Fue una tarde de noviembre. Sentada en una cafetería de Ikebukuro, uno de los centros neurálgicos de la ciudad de Tokio en la que viví cinco años, miré a mi alrededor. La cafetería estaba llena de japoneses y solo dos occidentales: mi hija de año y medio y yo. Y fue allí, en una tarde de otoño, cuando decidí que ya era hora de volver. Y esta decisión tenía nombre: silencio. En aquella cafetería tokiota el único sonido audible era el de mi cucharilla cuando casi, con osadía, se atrevía a chocar con el borde de la taza de café. No había risas. Ni conversaciones. Ni una palabra sobresaliendo por encima de las cabezas que miraban a un otoño más silencioso que ellos.

Y este silencio, que en Japón es sinónimo de contención, es el que encontré en la única novela que he leído del nuevo Premio Nobel de Literatura, Kazuo Ishiguro, Los restos del día. Confieso que cuando leí el libro, lo hice leyendo a un escritor japonés, sin pensar más allá. Si lo hubiese hecho, me habría preguntado por qué sus personajes eran ingleses. Por qué su novela transcurría en Inglaterra y, asumiendo que leía a un escritor japonés, no me pregunté tampoco por qué había impreso a sus personajes, a Stevens, el mayordomo, esa contención más propia de la cultura japonesa. Y no me lo pregunté porque Ishiguro san nació en Japón y se crio en Inglaterra. Y si algo podemos considerar común a ambas culturas es, precisamente, la contención.

Los titulares de los periódicos de ayer que se hicieron eco de la noticia, lo hicieron inicialmente hablando de Premio Nobel de Literatura para un escritor japonés. Posteriormente, con los ánimos más calmados, los titulares cambiaban a "escritor británico". Y entonces comprendí. Acostumbrada a leer a escritores japoneses, desde Mishima, Soseki, Kenzaburo Oe a Ryu Murakami, Haruki Murakami, Banana Yoshimoto o Kakuta Mitsuyo, en los que los escenarios, los personajes, los temas son, salvo contadas excepciones, típicamente japoneses, reflejo de la sociedad japonesa, la tradicional y también la contemporánea, recordé enseguida el libro que yo había leído del nuevo Nobel de Literatura y en él, Japón no aparecía. Y quise saber más. Y así descubrí que Ishiguro se trasladó a los seis años a Inglaterra con su familia. Y entendí el porqué de todas las preguntas que no me hice y que ahora, de haberlo hecho, tienen respuesta.

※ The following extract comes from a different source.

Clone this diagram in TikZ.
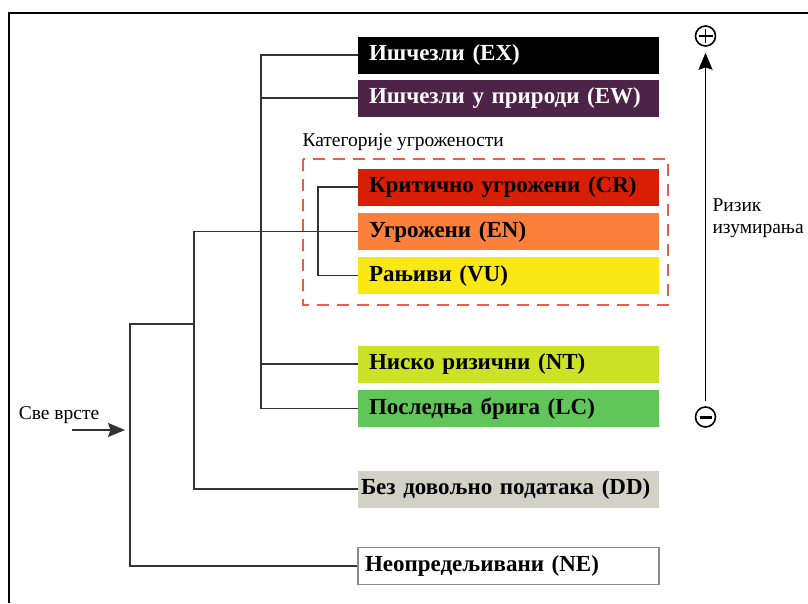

Y recordé también una conversación que tuve con mi jefa japonesa, Yoko Araki, en la que me explicaba que muchos japoneses preferían leer a Mishima en las traducciones que llegaban en lengua inglesa. El japonés de Mishima era tan culto, que muchos japoneses no podían leerlo porque no conocían el significado de uno u otro kanji. Y, a veces, profesores universitarios tenían que detener la lectura de un determinado libro, en medio de una clase, porque no sabían exactamente cómo leer un kanji. Y recordé esto porque Ishiguro escribe en inglés. Pero, aunque parezca que me contradigo, y que aun considerando a Ishiguro un escritor británico, no puede esconder, aunque sea "en inglés" y no "en japonés", el silencio, entendido este como la elegancia propia de unos personajes que no permiten que las emociones emerjan de una forma ruidosa y vulgar, sino con la contención propia del espíritu japonés, buscando la armonía exterior con la que intentan controlar al caótico mundo interior de unos personajes que, como los japoneses de aquella cafetería de una tarde de otoño, están llenos de silencios que a gritos nos hablan desde las páginas de un libro. Los libros del nuevo Nobel de Literatura, Kazuo Ishiguro.